How do you use the CHECKSUM and BINARY_CHECKSUM functions to verify data integrity?
Posted by RoseHrs
Last Updated: June 27, 2024
The CHECKSUM and BINARY_CHECKSUM functions in SQL Server are used to calculate a checksum value based on the values of the columns in a row or a set of rows. These functions can be useful for verifying data integrity, detecting changes, and optimizing performance in certain scenarios.
Understanding CHECKSUM and BINARY_CHECKSUM
1. CHECKSUM: - Computes a checksum value for one or more input expressions. - The result is an integer that represents the combination of the values of those expressions. - This function can be less precise because it can generate the same checksum for different sets of values (collisions) but is faster and easier to use. 2. BINARY_CHECKSUM: - Similar to CHECKSUM, but it is more sensitive and generates a checksum based on the binary representation of the values. - It’s less likely to produce collisions than CHECKSUM, making it a better choice for certain applications where data integrity is critical. - More suitable for comparing binary values or data types.
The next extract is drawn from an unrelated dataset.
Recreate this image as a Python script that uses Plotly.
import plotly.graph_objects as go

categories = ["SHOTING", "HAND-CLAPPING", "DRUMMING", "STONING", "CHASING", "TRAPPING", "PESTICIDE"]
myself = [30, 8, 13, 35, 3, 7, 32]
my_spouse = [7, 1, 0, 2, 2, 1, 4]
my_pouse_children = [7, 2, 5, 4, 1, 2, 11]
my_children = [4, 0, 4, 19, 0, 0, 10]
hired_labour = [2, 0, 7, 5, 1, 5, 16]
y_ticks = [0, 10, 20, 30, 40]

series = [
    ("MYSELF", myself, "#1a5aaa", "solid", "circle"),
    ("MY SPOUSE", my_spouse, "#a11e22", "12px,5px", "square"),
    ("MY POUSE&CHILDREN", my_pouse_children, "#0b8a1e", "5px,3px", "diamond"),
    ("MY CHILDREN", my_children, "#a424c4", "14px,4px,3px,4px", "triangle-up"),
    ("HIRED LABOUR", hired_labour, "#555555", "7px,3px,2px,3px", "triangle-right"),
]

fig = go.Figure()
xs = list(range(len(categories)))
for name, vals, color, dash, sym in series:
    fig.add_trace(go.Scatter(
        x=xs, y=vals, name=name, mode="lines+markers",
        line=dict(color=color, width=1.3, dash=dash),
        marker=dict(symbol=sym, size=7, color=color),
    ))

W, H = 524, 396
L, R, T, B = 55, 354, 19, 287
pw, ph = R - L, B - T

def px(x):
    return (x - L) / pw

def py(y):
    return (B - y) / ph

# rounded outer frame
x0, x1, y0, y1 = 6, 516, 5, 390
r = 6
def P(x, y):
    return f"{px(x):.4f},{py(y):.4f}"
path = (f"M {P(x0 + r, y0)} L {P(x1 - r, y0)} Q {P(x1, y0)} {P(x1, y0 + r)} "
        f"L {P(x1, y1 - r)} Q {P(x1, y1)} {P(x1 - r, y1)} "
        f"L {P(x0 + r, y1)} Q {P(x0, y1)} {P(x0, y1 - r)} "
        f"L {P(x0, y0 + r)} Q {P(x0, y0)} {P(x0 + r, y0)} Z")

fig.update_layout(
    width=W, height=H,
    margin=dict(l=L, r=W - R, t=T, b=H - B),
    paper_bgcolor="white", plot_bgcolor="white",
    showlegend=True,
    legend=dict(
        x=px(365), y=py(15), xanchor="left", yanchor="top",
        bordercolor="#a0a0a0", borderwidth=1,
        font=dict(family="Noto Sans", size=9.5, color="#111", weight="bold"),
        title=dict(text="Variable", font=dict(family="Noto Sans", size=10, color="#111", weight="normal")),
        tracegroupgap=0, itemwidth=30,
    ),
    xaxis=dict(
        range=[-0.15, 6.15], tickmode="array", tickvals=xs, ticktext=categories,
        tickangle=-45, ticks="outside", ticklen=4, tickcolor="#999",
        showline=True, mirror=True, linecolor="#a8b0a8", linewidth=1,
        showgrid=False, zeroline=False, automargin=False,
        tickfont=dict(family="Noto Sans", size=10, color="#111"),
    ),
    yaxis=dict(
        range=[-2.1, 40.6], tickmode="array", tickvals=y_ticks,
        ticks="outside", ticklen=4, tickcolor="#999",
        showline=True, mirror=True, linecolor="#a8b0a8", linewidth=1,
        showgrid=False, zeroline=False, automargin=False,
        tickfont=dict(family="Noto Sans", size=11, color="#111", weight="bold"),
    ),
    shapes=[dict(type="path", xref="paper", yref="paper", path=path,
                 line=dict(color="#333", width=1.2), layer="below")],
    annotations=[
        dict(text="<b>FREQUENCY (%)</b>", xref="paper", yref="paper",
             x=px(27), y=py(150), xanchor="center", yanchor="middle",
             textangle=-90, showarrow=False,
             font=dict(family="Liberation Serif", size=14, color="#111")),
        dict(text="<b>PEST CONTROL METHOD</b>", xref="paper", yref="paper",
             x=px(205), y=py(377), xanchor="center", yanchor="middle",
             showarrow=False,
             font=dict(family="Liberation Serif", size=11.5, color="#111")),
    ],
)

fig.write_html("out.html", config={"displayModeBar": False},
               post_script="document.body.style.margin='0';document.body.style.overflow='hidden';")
Using CHECKSUM and BINARY_CHECKSUM for Data Integrity
To use these functions for verifying data integrity, you would typically follow these steps: 1. Calculate the Checksum: When you first insert or update rows, calculate the CHECKSUM or BINARY_CHECKSUM for that row based on its column values and persist that value in a dedicated column (like a checksum column). 2. Recalculate the Checksum: When you want to verify the integrity of the data later (e.g., during a data migration or validation process), recalculate the checksum using the current values of the columns. 3. Compare the Checksum Values: The stored checksum is compared against the new checksum. If the two values match, the data is likely unchanged, indicating integrity. If they differ, the data has been modified.
Example Usage
Here’s an example demonstrating how to use CHECKSUM and BINARY_CHECKSUM: 1. Creating a Table with a Checksum Column:
CREATE TABLE Employees (
        EmployeeID INT PRIMARY KEY,
        FirstName NVARCHAR(50),
        LastName NVARCHAR(50),
        ChecksumValue INT -- Or BINARY_CHECKSUM
    );
2. Inserting Data with a Checksum:
INSERT INTO Employees (EmployeeID, FirstName, LastName, ChecksumValue)
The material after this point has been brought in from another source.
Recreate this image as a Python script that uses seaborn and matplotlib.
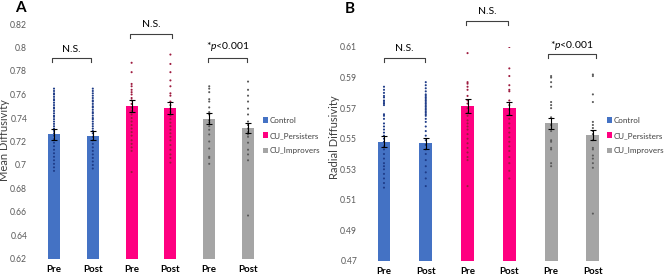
import matplotlib
matplotlib.use("Agg")
import matplotlib.pyplot as plt
from matplotlib.patches import Patch
import seaborn as sns
import pandas as pd
import numpy as np

# Bar labels and groups
bar_ids = ["ctrl_pre", "ctrl_post", "pers_pre", "pers_post", "imp_pre", "imp_post"]
tick_labels = ["Pre", "Post", "Pre", "Post", "Pre", "Post"]
groups = ["Control", "Control", "CU_Persisters", "CU_Persisters", "CU_Improvers", "CU_Improvers"]

# Panel A - Mean Diffusivity
md_means = [0.726, 0.725, 0.750, 0.7485, 0.7394, 0.7315]
md_errs = [0.0045, 0.004, 0.005, 0.0055, 0.0045, 0.0045]
md_ctrl_pre = [0.765, 0.763, 0.761, 0.760, 0.758, 0.756, 0.755, 0.753, 0.751, 0.749, 0.748, 0.746,
               0.744, 0.742, 0.741, 0.739, 0.737, 0.735, 0.733, 0.731, 0.729, 0.727, 0.725, 0.722,
               0.719, 0.716, 0.713, 0.710, 0.707, 0.704, 0.701, 0.698, 0.695]
md_ctrl_post = [0.765, 0.763, 0.761, 0.759, 0.757, 0.755, 0.754, 0.752, 0.750, 0.749, 0.747, 0.745,
                0.744, 0.742, 0.740, 0.739, 0.737, 0.735, 0.733, 0.731, 0.729, 0.727, 0.724, 0.721,
                0.718, 0.715, 0.712, 0.709, 0.706, 0.703, 0.700, 0.697]
md_pers_pre = [0.787, 0.779, 0.769, 0.767, 0.764, 0.762, 0.760, 0.757, 0.755, 0.752, 0.749, 0.746,
               0.743, 0.740, 0.737, 0.734, 0.731, 0.728, 0.725, 0.721, 0.718, 0.715, 0.712, 0.694]
md_pers_post = [0.794, 0.786, 0.779, 0.772, 0.767, 0.761, 0.759, 0.754, 0.751, 0.748, 0.745, 0.742,
                0.739, 0.736, 0.733, 0.730, 0.727, 0.724, 0.721, 0.717, 0.713, 0.709, 0.706, 0.702]
md_imp_pre = [0.767, 0.765, 0.762, 0.756, 0.754, 0.749, 0.745, 0.743, 0.738, 0.736, 0.733, 0.730,
              0.726, 0.720, 0.714, 0.707, 0.706, 0.701]
md_imp_post = [0.771, 0.764, 0.759, 0.754, 0.748, 0.743, 0.737, 0.734, 0.731, 0.728, 0.726, 0.724,
               0.719, 0.713, 0.709, 0.704, 0.657]

# Panel B - Radial Diffusivity
rd_means = [0.548, 0.547, 0.5715, 0.5698, 0.560, 0.5525]
rd_errs = [0.0035, 0.0035, 0.0045, 0.0045, 0.0035, 0.0035]
rd_ctrl_pre = [0.584, 0.582, 0.580, 0.578, 0.577, 0.575, 0.574, 0.573, 0.572, 0.566, 0.565, 0.563,
               0.560, 0.558, 0.556, 0.554, 0.552, 0.550, 0.548, 0.545, 0.543, 0.540, 0.537, 0.534,
               0.532, 0.530, 0.527, 0.524, 0.521, 0.518]
rd_ctrl_post = [0.587, 0.585, 0.583, 0.581, 0.579, 0.578, 0.577, 0.576, 0.575, 0.574, 0.573, 0.572,
                0.571, 0.570, 0.569, 0.568, 0.567, 0.566, 0.565, 0.563, 0.561, 0.558, 0.555, 0.552,
                0.549, 0.546, 0.543, 0.540, 0.536, 0.532, 0.528, 0.524, 0.519]
rd_pers_pre = [0.606, 0.587, 0.586, 0.584, 0.582, 0.578, 0.575, 0.573, 0.570, 0.567, 0.565, 0.562,
               0.560, 0.558, 0.556, 0.553, 0.550, 0.547, 0.544, 0.541, 0.538, 0.536, 0.519]
rd_pers_post = [0.613, 0.610, 0.596, 0.591, 0.585, 0.582, 0.581, 0.575, 0.572, 0.569, 0.566, 0.563,
                0.560, 0.557, 0.554, 0.551, 0.548, 0.545, 0.542, 0.538, 0.534, 0.529, 0.524]
rd_imp_pre = [0.591, 0.590, 0.587, 0.584, 0.574, 0.572, 0.570, 0.564, 0.559, 0.555, 0.549, 0.548,
              0.544, 0.543, 0.534, 0.532]
rd_imp_post = [0.592, 0.591, 0.579, 0.574, 0.561, 0.559, 0.557, 0.555, 0.553, 0.549, 0.544, 0.543,
               0.539, 0.537, 0.534, 0.531, 0.501]

bar_colors = {"Control": "#4472C4", "CU_Persisters": "#FF0080", "CU_Improvers": "#A5A5A5"}
dot_colors = {"Control": "#1F3C88", "CU_Persisters": "#9E1B3F", "CU_Improvers": "#5A5A5A"}

plt.rcParams["font.family"] = ["Lato", "DejaVu Sans"]
plt.rcParams["mathtext.fontset"] = "custom"
plt.rcParams["mathtext.it"] = "Lato:italic"
plt.rcParams["mathtext.rm"] = "Lato"

fig = plt.figure(figsize=(6.67, 2.75), dpi=100)


def draw_panel(ax, means, errs, points, ylim, yticks, brackets, tick_drop):
    bars_df = pd.DataFrame({"bar": bar_ids, "mean": means, "group": groups})
    pts_df = pd.DataFrame([(b, g, v) for b, g, vals in zip(bar_ids, groups, points) for v in vals],
                          columns=["bar", "group", "value"])

    sns.barplot(data=bars_df, x="bar", y="mean", hue="group", palette=bar_colors,
                order=bar_ids, dodge=False, width=0.31, errorbar=None, legend=False,
                saturation=1, ax=ax, zorder=1)
    sns.stripplot(data=pts_df, x="bar", y="value", hue="group", palette=dot_colors,
                  order=bar_ids, jitter=False, size=1.5, linewidth=0, legend=False,
                  ax=ax, zorder=3)
    ax.errorbar(np.arange(len(bar_ids)), means, yerr=errs, fmt="none", ecolor="black",
                elinewidth=0.8, capsize=2, capthick=0.8, zorder=4)

    ax.set_ylim(*ylim)
    ax.set_yticks(yticks)
    ax.set_yticklabels([f"{t:g}" for t in yticks])
    ax.tick_params(axis="y", length=0, labelsize=6.2, labelcolor="#595959", pad=3.5)
    ax.set_xticks(np.arange(len(bar_ids)), labels=tick_labels)
    ax.tick_params(axis="x", length=0, labelsize=7, pad=4)
    for lab in ax.get_xticklabels():
        lab.set_fontweight("bold")
    ax.set_xlabel("")
    ax.set_ylabel("")
    sns.despine(ax=ax, left=True, bottom=True)

    # Significance brackets
    for x0, x1, yb, yt, txt in brackets:
        ax.plot([x0, x0, x1, x1], [yb - tick_drop, yb, yb, yb - tick_drop],
                color="#404040", linewidth=0.8, clip_on=False)
        ax.text((x0 + x1) / 2, yt, txt, ha="center", va="center", fontsize=7.5, clip_on=False)


# Panel A
axA = fig.add_axes([32 / 667, 16 / 275, 230 / 667, 235 / 275])
draw_panel(axA, md_means, md_errs,
           [md_ctrl_pre, md_ctrl_post, md_pers_pre, md_pers_post, md_imp_pre, md_imp_post],
           (0.62, 0.82), np.round(np.arange(0.62, 0.8201, 0.02), 2),
           [(-0.05, 0.95, 0.791, 0.798, "N.S."),
            (1.97, 3.03, 0.8115, 0.8195, "N.S."),
            (3.97, 4.97, 0.791, 0.8005, "*$p$<0.001")],
           0.0035)
axA.set_xlim(-0.567, 5.36)

# Panel B
axB = fig.add_axes([362 / 667, 14 / 275, 243 / 667, 214 / 275])
draw_panel(axB, rd_means, rd_errs,
           [rd_ctrl_pre, rd_ctrl_post, rd_pers_pre, rd_pers_post, rd_imp_pre, rd_imp_post],
           (0.47, 0.61), np.round(np.arange(0.47, 0.6101, 0.02), 2),
           [(0.0, 0.98, 0.6028, 0.6087, "N.S."),
            (1.96, 2.97, 0.627, 0.633, "N.S."),
            (3.92, 5.07, 0.6054, 0.6113, "*$p$<0.001")],
           0.0027)
axB.set_xlim(-0.526, 5.29)

# Y labels
fig.text(5 / 667, 1 - 140 / 275, "Mean Diffusivity", rotation=90, fontsize=8,
         color="#404040", ha="center", va="center")
fig.text(334 / 667, 1 - 137 / 275, "Radial Diffusivity", rotation=90, fontsize=8,
         color="#404040", ha="center", va="center")

# Panel letters
fig.text(20 / 667, 1 - 8 / 275, "A", fontsize=11, fontweight="bold", va="center", ha="center")
fig.text(350 / 667, 1 - 9 / 275, "B", fontsize=11, fontweight="bold", va="center", ha="center")

# Legends
handles = [Patch(facecolor=bar_colors[g], label=g) for g in ["Control", "CU_Persisters", "CU_Improvers"]]
for xpix in (258, 602):
    fig.legend(handles=handles, loc="upper left", bbox_to_anchor=(xpix / 667, 1 - 112 / 275),
               frameon=False, fontsize=5.8, handlelength=0.6, handleheight=0.6,
               handletextpad=0.3, labelspacing=1.0, labelcolor="#404040",
               borderaxespad=0.2)

fig.savefig("out.png", dpi=100)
    VALUES (1, 'John', 'Doe', CHECKSUM('John', 'Doe'));
3. Updating Data and Recalculating the Checksum:
UPDATE Employees
    SET LastName = 'Smith',
        ChecksumValue = CHECKSUM(FirstName, 'Smith')
    WHERE EmployeeID = 1;
4. Verifying Data Integrity: To verify the integrity of the data:
DECLARE @currentChecksum INT;
    
    SELECT @currentChecksum = CHECKSUM(FirstName, LastName)
    FROM Employees
    WHERE EmployeeID = 1;

    IF (SELECT ChecksumValue FROM Employees WHERE EmployeeID = 1) <> @currentChecksum
    BEGIN
        PRINT 'Data integrity compromised!';
    END
    ELSE
    BEGIN
        PRINT 'Data integrity intact.';
    END
Considerations
- Collisions: Keep in mind that both functions can produce the same checksum for different inputs due to collisions. If data integrity is crucial, consider implementing additional verification techniques (like hash functions or checksums at multiple levels). - Performance: CHECKSUM is generally faster than BINARY_CHECKSUM, but the latter is more reliable for ensuring uniqueness. Choose the function based on your specific requirements. - Data Types: Be cautious when using these functions with floating-point data types as slight variations in precision can lead to different checksum results. In summary, the CHECKSUM and BINARY_CHECKSUM functions can be straightforward methods to assist with data integrity verification in SQL Server, particularly when you save the computed checksums alongside your data for later comparison.